## PROVIDED MATERIAL
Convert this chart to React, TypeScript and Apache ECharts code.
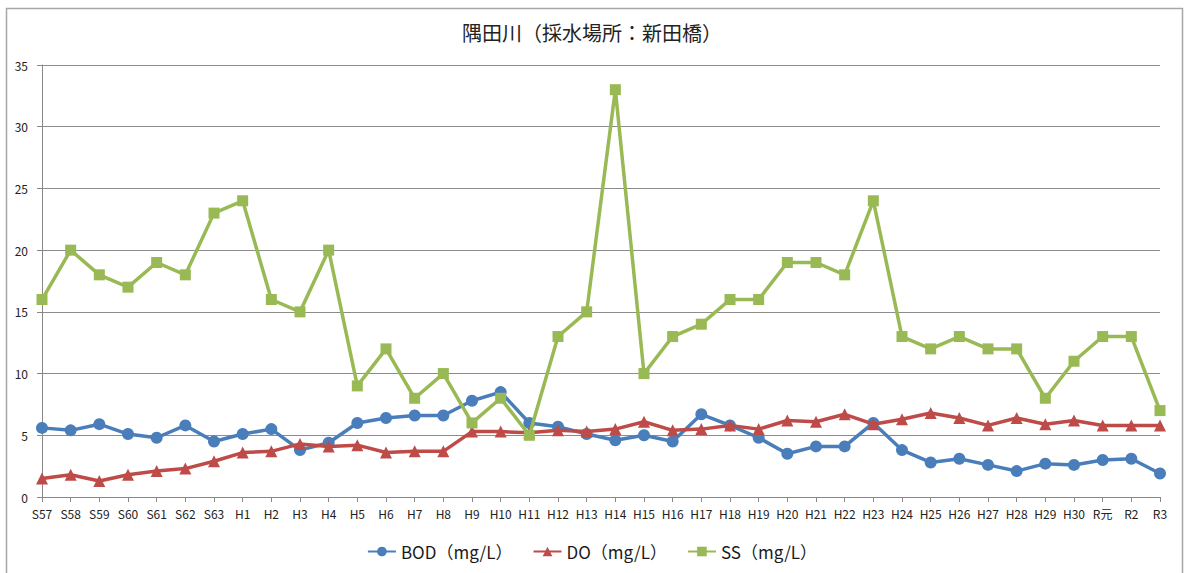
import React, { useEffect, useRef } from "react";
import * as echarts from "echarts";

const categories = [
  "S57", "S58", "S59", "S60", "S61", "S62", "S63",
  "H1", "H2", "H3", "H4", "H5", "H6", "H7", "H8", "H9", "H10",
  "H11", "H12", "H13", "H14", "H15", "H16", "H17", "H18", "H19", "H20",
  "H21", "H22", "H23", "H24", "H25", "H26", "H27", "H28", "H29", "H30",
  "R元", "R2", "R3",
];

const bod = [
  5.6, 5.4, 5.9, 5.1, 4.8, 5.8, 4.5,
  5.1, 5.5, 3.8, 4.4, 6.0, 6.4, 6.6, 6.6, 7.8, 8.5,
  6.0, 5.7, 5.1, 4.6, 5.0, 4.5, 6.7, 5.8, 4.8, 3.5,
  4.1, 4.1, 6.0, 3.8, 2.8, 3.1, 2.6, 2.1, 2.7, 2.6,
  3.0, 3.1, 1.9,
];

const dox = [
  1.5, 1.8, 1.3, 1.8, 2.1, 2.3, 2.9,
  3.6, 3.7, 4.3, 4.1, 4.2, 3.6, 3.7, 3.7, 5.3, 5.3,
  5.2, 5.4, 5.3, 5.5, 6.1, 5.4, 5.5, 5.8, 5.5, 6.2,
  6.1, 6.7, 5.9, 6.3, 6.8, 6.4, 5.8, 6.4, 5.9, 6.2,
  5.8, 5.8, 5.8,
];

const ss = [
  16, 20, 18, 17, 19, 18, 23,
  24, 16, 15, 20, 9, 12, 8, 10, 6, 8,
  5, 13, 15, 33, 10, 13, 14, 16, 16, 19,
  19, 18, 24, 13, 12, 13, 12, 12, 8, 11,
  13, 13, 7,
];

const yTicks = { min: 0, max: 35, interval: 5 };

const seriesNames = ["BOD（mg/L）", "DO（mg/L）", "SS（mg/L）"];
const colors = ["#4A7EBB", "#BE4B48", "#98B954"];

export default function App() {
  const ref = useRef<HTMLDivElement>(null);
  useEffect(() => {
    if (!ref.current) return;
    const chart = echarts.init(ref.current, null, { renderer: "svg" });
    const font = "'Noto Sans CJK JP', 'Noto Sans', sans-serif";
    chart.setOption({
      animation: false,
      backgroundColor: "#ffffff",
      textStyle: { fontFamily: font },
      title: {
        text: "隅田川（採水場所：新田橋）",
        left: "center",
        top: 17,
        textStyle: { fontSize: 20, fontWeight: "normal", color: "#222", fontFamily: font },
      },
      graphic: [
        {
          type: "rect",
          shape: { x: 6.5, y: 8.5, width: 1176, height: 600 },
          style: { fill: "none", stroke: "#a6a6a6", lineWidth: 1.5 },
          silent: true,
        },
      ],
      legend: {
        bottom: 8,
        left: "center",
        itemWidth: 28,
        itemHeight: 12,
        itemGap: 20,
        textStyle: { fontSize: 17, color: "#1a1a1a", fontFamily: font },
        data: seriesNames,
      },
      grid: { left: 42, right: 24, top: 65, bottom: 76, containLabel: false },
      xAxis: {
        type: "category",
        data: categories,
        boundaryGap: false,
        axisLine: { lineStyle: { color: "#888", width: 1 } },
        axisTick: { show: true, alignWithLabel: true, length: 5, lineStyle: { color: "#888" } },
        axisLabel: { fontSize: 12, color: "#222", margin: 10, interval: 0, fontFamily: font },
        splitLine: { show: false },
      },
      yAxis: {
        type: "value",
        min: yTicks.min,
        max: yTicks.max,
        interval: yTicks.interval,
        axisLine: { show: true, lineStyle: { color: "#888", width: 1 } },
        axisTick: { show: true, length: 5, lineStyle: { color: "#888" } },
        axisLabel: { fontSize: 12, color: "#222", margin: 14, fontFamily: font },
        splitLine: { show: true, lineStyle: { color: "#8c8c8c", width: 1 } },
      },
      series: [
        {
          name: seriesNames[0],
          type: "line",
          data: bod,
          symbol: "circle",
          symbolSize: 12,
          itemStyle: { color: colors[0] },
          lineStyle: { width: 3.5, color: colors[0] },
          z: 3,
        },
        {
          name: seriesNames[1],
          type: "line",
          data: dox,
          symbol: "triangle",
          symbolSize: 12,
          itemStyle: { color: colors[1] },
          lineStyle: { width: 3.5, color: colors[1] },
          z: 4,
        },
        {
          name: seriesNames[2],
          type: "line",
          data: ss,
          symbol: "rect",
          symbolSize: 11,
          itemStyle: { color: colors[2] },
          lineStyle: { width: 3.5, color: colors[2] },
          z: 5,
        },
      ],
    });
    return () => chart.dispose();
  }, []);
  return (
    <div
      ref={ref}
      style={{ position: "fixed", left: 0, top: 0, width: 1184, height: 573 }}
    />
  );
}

## GIVEN TASK
List every line above that holds the word "React".

## WRITTEN REPLY
Convert this chart to React, TypeScript and Apache ECharts code.
import React, { useEffect, useRef } from "react";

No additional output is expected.